IAEA: Balance sheet: Radiation material is often stolen or lost

IAEA: Balance sheet: Radiation material is often stolen or lost

In total, more than 4,200 incidents are known in which radiant substances fell into the wrong hands. Radioactive material was also lost in 2023. What role does crime play in this?

The International Atomic Energy Agency (IAEA) is calling for better protection when transporting radioactive material. Last year, 31 countries reported a total of 168 cases in which radiant substances were stolen, lost or otherwise fell into the wrong hands.

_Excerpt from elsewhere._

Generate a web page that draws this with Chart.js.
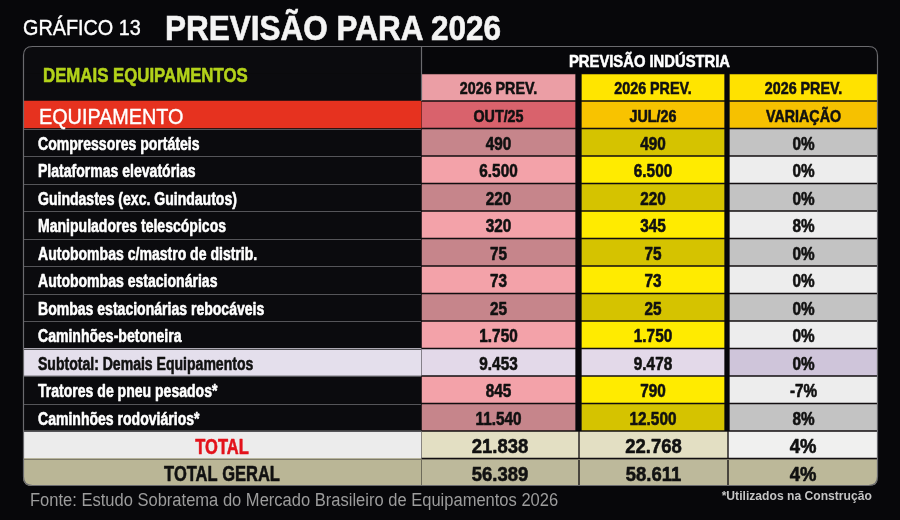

This emerges from figures that the IAEA published at the beginning of a nuclear security conference in Vienna. This corresponds to the long-term average. Since records began in 1993, there have been a total of more than 4,200 incidents.

Little crime

According to the IAEA, more than half of all thefts occur during the transport of radioactive material. These often involve contaminated metal waste, technical devices equipped with radiation sources or medical goods. “Nuclear material and other radioactive materials remain vulnerable to safety risks during transport,” warned Elena Buglova, head of the IAEA’s Nuclear Safety Division.

According to the IAEA, crime is only very rarely clearly involved when such health-endangering material disappears. Last year only six incidents were linked to illegal trafficking or criminal intent. In most other cases, radioactive materials were disposed of or transported without appropriate authorization, for example.

In recent years, the IAEA has recorded only a handful of criminal incidents at a time, while the number of non-criminal cases has increased since the early 2000s.